Не каждый был в состоянии выдержать его режим дня, а так как я был тогда в команде самый молодой, то в соревнованиях на выезде нас всегда селили в одну комнату в гостинице. Ночью он обычно бодрствовал, анализируя какую-нибудь позицию на магнитных шахматах и засыпая только под утро. Но мог не ложиться и двое суток, зато потом проспать двадцать четыре часа кряду. Его почти всегда можно было встретить в Рижском шахматном клубе, он бывал там днями напролет. Я сыграл с ним массу партий, и при игре черными чувствовал, как, пожалуй, ни с кем, что постоянно нахожусь под страшным давлением. Каждый его ход создавал какую-то угрозу, нес определенный заряд энергии, он не давал тебе спокойно играть. Это была колоссальная динамика, прекрасная техника на фундаменте классических логичных шахмат и хорошей школы.
Когда сейчас я смотрю, как анализирует Широв, разбираю партии Ананда, Крамника, мне вспоминается Алвис. Абсолютное проникновение в смысл позиции, предвидение событий на много ходов вперед. Это дается немногим».

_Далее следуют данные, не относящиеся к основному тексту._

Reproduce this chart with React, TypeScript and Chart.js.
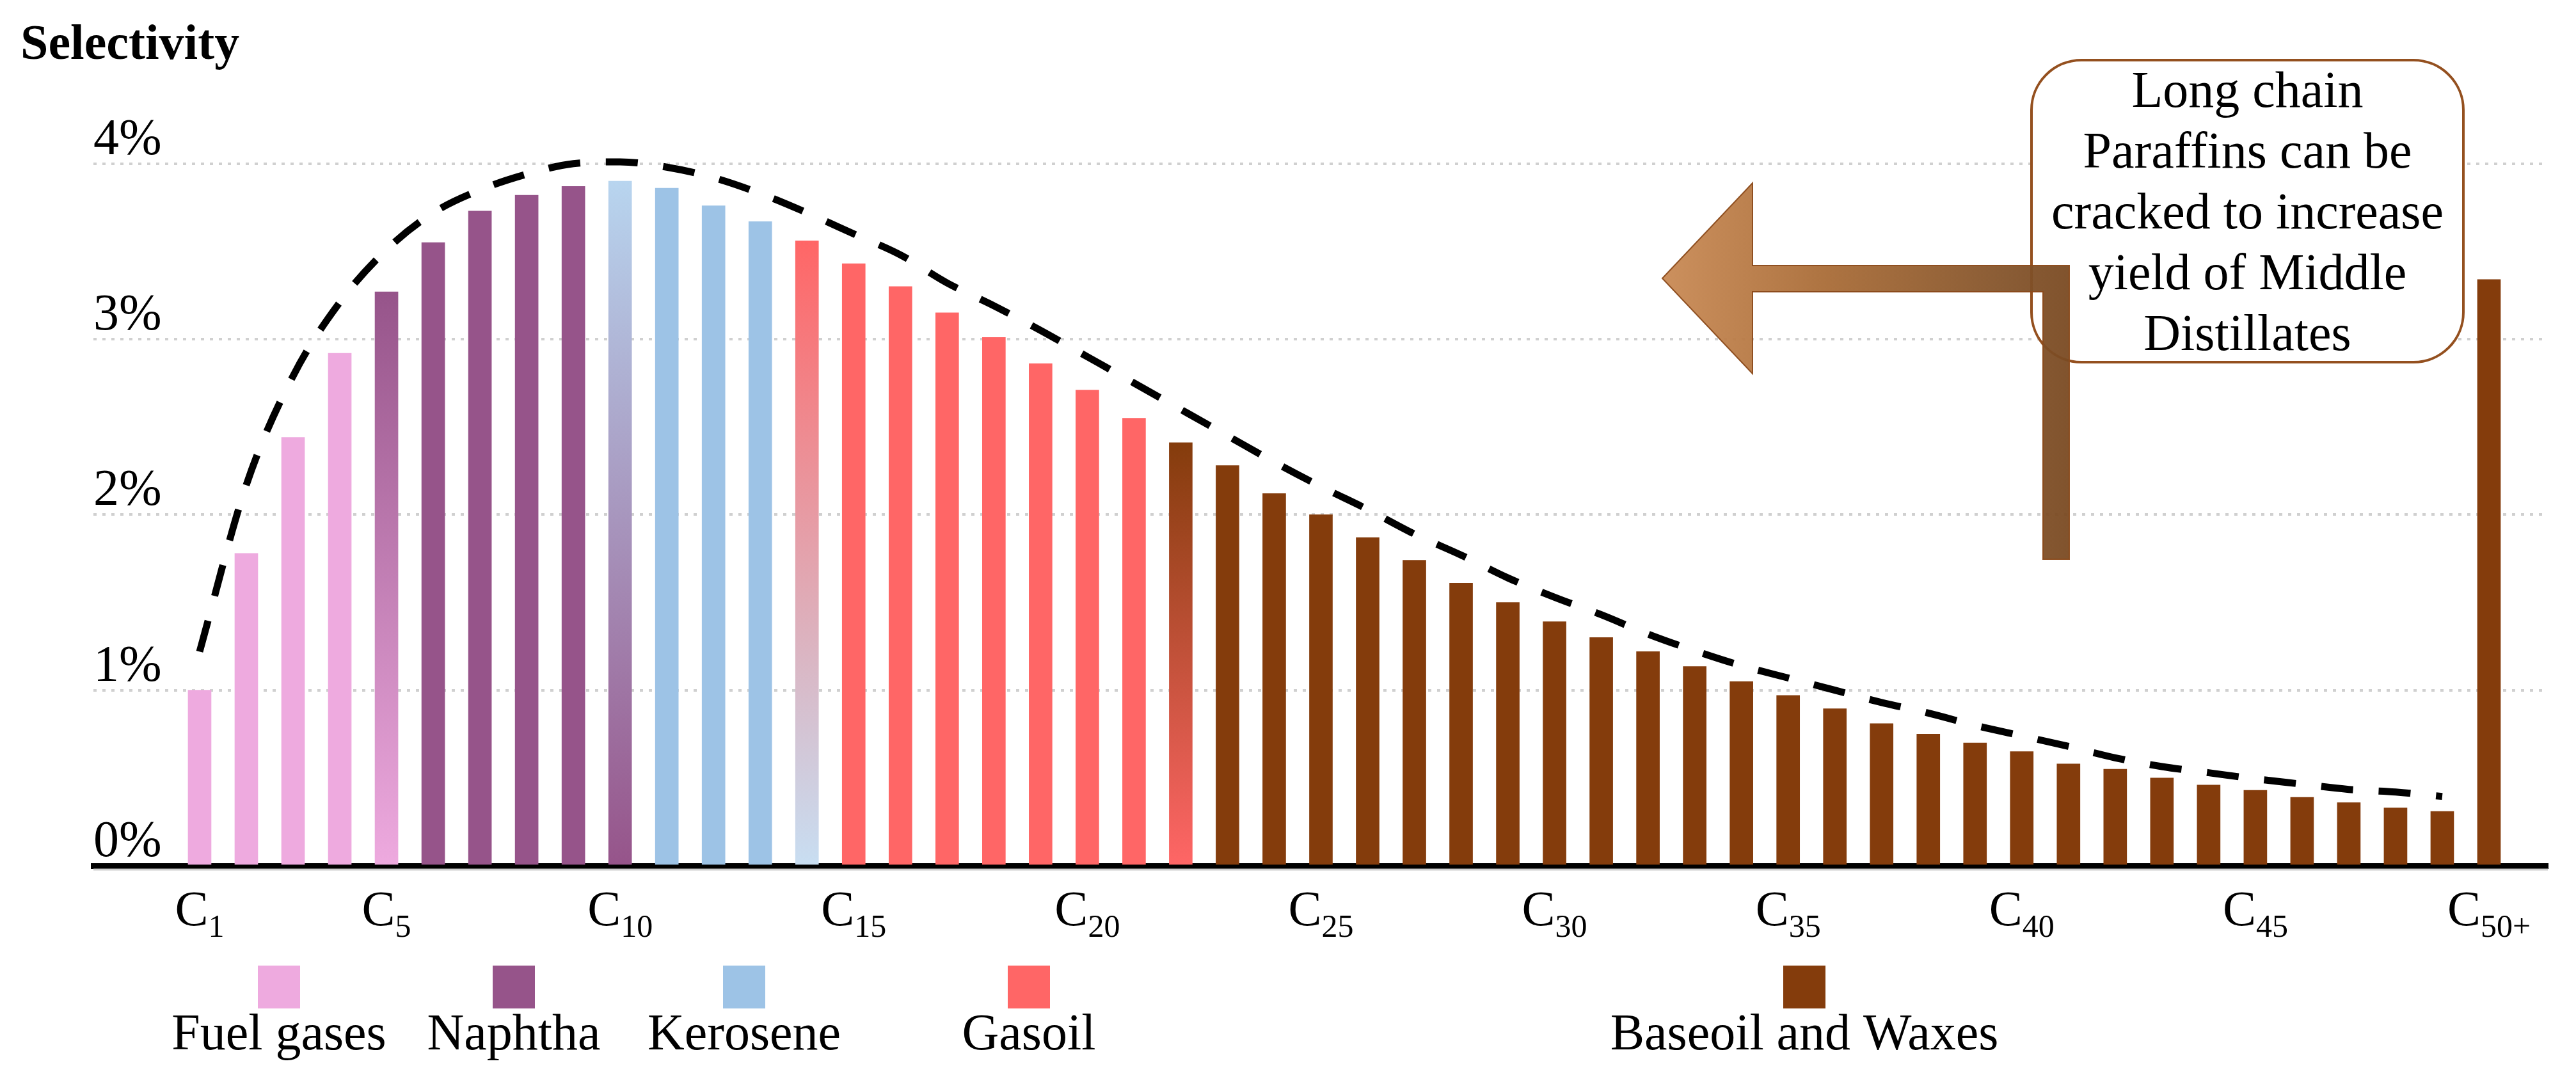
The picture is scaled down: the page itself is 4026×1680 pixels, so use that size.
import React, { useEffect, useRef } from 'react';
import { Chart, registerables } from 'chart.js';

Chart.register(...registerables);

// ---------------- data ----------------
const categories = [
  'C1', 'C2', 'C3', 'C4', 'C5', 'C6', 'C7', 'C8', 'C9', 'C10',
  'C11', 'C12', 'C13', 'C14', 'C15', 'C16', 'C17', 'C18', 'C19', 'C20',
  'C21', 'C22', 'C23', 'C24', 'C25', 'C26', 'C27', 'C28', 'C29', 'C30',
  'C31', 'C32', 'C33', 'C34', 'C35', 'C36', 'C37', 'C38', 'C39', 'C40',
  'C41', 'C42', 'C43', 'C44', 'C45', 'C46', 'C47', 'C48', 'C49', 'C50+',
];

// selectivity per carbon number (%)
const selectivity = [
  1.0, 1.78, 2.44, 2.92, 3.27, 3.55, 3.73, 3.82, 3.87, 3.9,
  3.86, 3.76, 3.67, 3.56, 3.43, 3.3, 3.15, 3.01, 2.86, 2.71,
  2.55, 2.41, 2.28, 2.12, 2.0, 1.87, 1.74, 1.61, 1.5, 1.39,
  1.3, 1.22, 1.135, 1.05, 0.97, 0.895, 0.81, 0.75, 0.7, 0.65,
  0.58, 0.55, 0.5, 0.46, 0.43, 0.39, 0.36, 0.33, 0.31, 3.34,
];

// dashed envelope curve (C1 .. C49)
const envelope = [
  1.22, 2.17, 2.79, 3.21, 3.51, 3.72, 3.85, 3.94, 4.0, 4.01,
  3.98, 3.92, 3.83, 3.72, 3.6, 3.48, 3.32, 3.19, 3.05, 2.9,
  2.75, 2.6, 2.45, 2.3, 2.16, 2.03, 1.89, 1.77, 1.64, 1.53,
  1.43, 1.32, 1.225, 1.14, 1.07, 1.0, 0.93, 0.87, 0.8, 0.74,
  0.68, 0.615, 0.565, 0.53, 0.495, 0.465, 0.435, 0.42, 0.395,
];

const groupNames = ['Fuel gases', 'Naphtha', 'Kerosene', 'Gasoil', 'Baseoil and Waxes'];
const groupLastCategory = ['C5', 'C10', 'C14', 'C22', 'C50+'];

const xTickLabels = ['C1', 'C5', 'C10', 'C15', 'C20', 'C25', 'C30', 'C35', 'C40', 'C45', 'C50+'];
const yTickLabels = ['0%', '1%', '2%', '3%', '4%'];
const yAxisTitle = 'Selectivity';
const calloutLines = ['Long chain', 'Paraffins can be', 'cracked to increase', 'yield of Middle', 'Distillates'];

// ---------------- styles ----------------
const SERIF = '"Liberation Serif", "Times New Roman", serif';
const GROUP_COLORS = ['#EEAADF', '#96548A', '#9DC3E6', '#FF6666', '#843C0C'];
const BLEND_TOP = ['#96548A', '#B8D5EF', '#FF6666', '#843C0C'];
const BLEND_BOTTOM = ['#EEAADF', '#96548A', '#C8DEF2', '#FF6666'];
const LEGEND_X = [436, 803, 1163, 1608, 2820];
const X_MIN = -2.273;
const X_MAX = 50.26;
const Y_MAX = 4.4;

const groupEnds = groupLastCategory.map((c) => categories.indexOf(c));
const groupOf = (i: number) => {
  for (let g = 0; g < groupEnds.length; g++) if (i <= groupEnds[g]) return g;
  return groupEnds.length - 1;
};

const barColor = (ctx: any) => {
  const i = ctx.dataIndex;
  if (i === undefined) return GROUP_COLORS[0];
  const g = groupOf(i);
  const base = GROUP_COLORS[g];
  if (i !== groupEnds[g] || g >= BLEND_TOP.length) return base;
  const chart = ctx.chart;
  const y = chart.scales && chart.scales.y;
  if (!y || !chart.chartArea) return base;
  const top = y.getPixelForValue(selectivity[i]);
  const bottom = y.getPixelForValue(0);
  if (!isFinite(top) || !isFinite(bottom)) return base;
  const grad = chart.ctx.createLinearGradient(0, top, 0, bottom);
  grad.addColorStop(0, BLEND_TOP[g]);
  grad.addColorStop(1, BLEND_BOTTOM[g]);
  return grad;
};

const decor = {
  id: 'decor',
  afterDatasetsDraw(chart: any) {
    const { ctx, chartArea } = chart;
    ctx.save();
    ctx.strokeStyle = '#cfcfcf';
    ctx.lineWidth = 3;
    ctx.beginPath();
    ctx.moveTo(chartArea.left, chartArea.bottom + 6);
    ctx.lineTo(chartArea.right, chartArea.bottom + 6);
    ctx.stroke();
    ctx.restore();
  },
  afterDraw(chart: any) {
    const { ctx, chartArea } = chart;
    const xs = chart.scales.x;
    ctx.save();
    ctx.fillStyle = '#000';
    ctx.textBaseline = 'alphabetic';

    // axis title
    ctx.textAlign = 'left';
    ctx.font = `bold 78px ${SERIF}`;
    ctx.fillText(yAxisTitle, 32, 92);

    // x tick labels with subscripts
    for (const lab of xTickLabels) {
      const i = categories.indexOf(lab);
      const cx = xs.getPixelForValue(i);
      const main = lab.slice(0, 1);
      const sub = lab.slice(1);
      ctx.font = `78px ${SERIF}`;
      const wm = ctx.measureText(main).width;
      ctx.font = `50px ${SERIF}`;
      const ws = ctx.measureText(sub).width;
      const start = cx - (wm + ws) / 2;
      ctx.font = `78px ${SERIF}`;
      ctx.fillText(main, start, chartArea.bottom + 93);
      ctx.font = `50px ${SERIF}`;
      ctx.fillText(sub, start + wm, chartArea.bottom + 111);
    }

    // legend: swatch above label
    ctx.textAlign = 'center';
    ctx.font = `80px ${SERIF}`;
    groupNames.forEach((name, g) => {
      const cx = LEGEND_X[g];
      ctx.fillStyle = GROUP_COLORS[g];
      ctx.fillRect(cx - 33, 1509, 66, 67);
      ctx.fillStyle = '#000';
      ctx.fillText(name, cx, 1640);
    });

    // callout box
    const bx = 3175, by = 94, bw = 675, bh = 472, r = 78;
    ctx.beginPath();
    ctx.moveTo(bx + r, by);
    ctx.arcTo(bx + bw, by, bx + bw, by + bh, r);
    ctx.arcTo(bx + bw, by + bh, bx, by + bh, r);
    ctx.arcTo(bx, by + bh, bx, by, r);
    ctx.arcTo(bx, by, bx + bw, by, r);
    ctx.closePath();
    ctx.fillStyle = '#ffffff';
    ctx.fill();
    ctx.lineWidth = 4;
    ctx.strokeStyle = '#94501F';
    ctx.stroke();

    ctx.fillStyle = '#000';
    ctx.font = `80px ${SERIF}`;
    ctx.textAlign = 'center';
    calloutLines.forEach((line, k) => {
      ctx.fillText(line, bx + bw / 2, 167 + k * 95);
    });

    // L-shaped arrow
    ctx.globalAlpha = 0.95;
    const grad = ctx.createLinearGradient(2598, 0, 3234, 0);
    grad.addColorStop(0, '#C98A55');
    grad.addColorStop(0.4, '#A96C37');
    grad.addColorStop(0.85, '#83532A');
    grad.addColorStop(1, '#7A4A22');
    ctx.beginPath();
    ctx.moveTo(2598, 435);
    ctx.lineTo(2739, 286);
    ctx.lineTo(2739, 415);
    ctx.lineTo(3234, 415);
    ctx.lineTo(3234, 874);
    ctx.lineTo(3193, 874);
    ctx.lineTo(3193, 456);
    ctx.lineTo(2739, 456);
    ctx.lineTo(2739, 584);
    ctx.closePath();
    ctx.fillStyle = grad;
    ctx.fill();
    ctx.lineWidth = 2;
    ctx.strokeStyle = '#8B4A1A';
    ctx.stroke();
    ctx.restore();
  },
};

export default function App() {
  const ref = useRef<HTMLCanvasElement>(null);

  useEffect(() => {
    let chart: any = null;
    let cancelled = false;
    const make = () => {
      if (cancelled || !ref.current) return;
      chart = new Chart(ref.current, {
        type: 'bar',
        data: {
          datasets: [
            {
              type: 'line',
              label: 'envelope',
              data: envelope.map((v, i) => ({ x: i, y: v })),
              borderColor: '#000',
              borderWidth: 11,
              borderDash: [50, 40],
              pointRadius: 0,
              fill: false,
              cubicInterpolationMode: 'monotone',
              order: 0,
            } as any,
            {
              type: 'bar',
              label: 'selectivity',
              data: selectivity.map((v, i) => ({ x: i, y: v })),
              backgroundColor: barColor,
              borderWidth: 0,
              barThickness: 36,
              order: 1,
            } as any,
          ],
        },
        options: {
          responsive: false,
          devicePixelRatio: 1,
          animation: false,
          events: [],
          layout: { padding: { left: 146, right: 44, top: 146, bottom: 327 } },
          plugins: {
            legend: { display: false },
            tooltip: { enabled: false },
            title: { display: false },
          },
          scales: {
            x: {
              type: 'linear',
              min: X_MIN,
              max: X_MAX,
              offset: false,
              z: 1,
              grid: { display: false, drawTicks: false },
              ticks: { display: false },
              border: { display: true, color: '#000', width: 9 },
              afterFit: (s: any) => {
                s.height = 0;
              },
            },
            y: {
              type: 'linear',
              min: 0,
              max: Y_MAX,
              grid: { color: '#d0d0d0', lineWidth: 4, drawTicks: false },
              border: { display: false, dash: [5, 9] },
              ticks: {
                stepSize: 1,
                includeBounds: false,
                mirror: true,
                padding: 0,
                labelOffset: -36,
                color: '#000',
                font: { family: SERIF, size: 80 },
                callback: (v: any) => yTickLabels[Math.round(Number(v))] ?? '',
              },
              afterFit: (s: any) => {
                s.width = 0;
              },
            },
          },
        } as any,
        plugins: [decor],
      });
    };
    const fonts = (document as any).fonts;
    if (fonts && fonts.load) {
      Promise.all([fonts.load(`80px "Liberation Serif"`), fonts.load(`bold 80px "Liberation Serif"`)]).then(make, make);
    } else {
      make();
    }
    return () => {
      cancelled = true;
      if (chart) chart.destroy();
    };
  }, []);

  return (
    <div style={{ position: 'absolute', left: 0, top: 0, width: 4026, height: 1680, background: '#fff' }}>
      <canvas ref={ref} width={4026} height={1680} style={{ width: 4026, height: 1680, display: 'block' }} />
    </div>
  );
}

Высокий, очень крупный, с низко отпущенными бакенбардами, он в молодые годы походил на своего знаменитого американского почти тезку, кое-кто и звал его так: Элвис. С возрастом черты лица его стали резче, здесь и там пролегли глубокие морщины, бакенбарды еще более удлинились, он напоминал теперь скорее шкипера с английского торгового корабля 19-го века. И по-прежнему в облике Витолинына чувствовалась какая-то странность, заторможенность, он был как бы не от мира сего, с неадекватной, зачастую трудно предсказуемой реакцией, странным смехом. И если в молодости это было не так заметно, с годами качества эти становились всё более очевидными. Он был честен, наивен и добр по природе своей; улыбка, пробегавшая иногда по его лицу, делала его по-детски беззащитным; Алвис и оставался всю жизнь, по сути, большим ребенком. Как нередко бывает у такого рода людей, физически он был очень силен. Когда доктор посоветовал ему заняться каким-либо спортом, он, индивидуалист по натуре, приобрел семикилограммовое ядро и ежедневно метал его у себя на хуторе. Он делал это со страстью, радуясь улучшениям результатов и доведя личный рекорд, по рассказам, до тринадцати метров.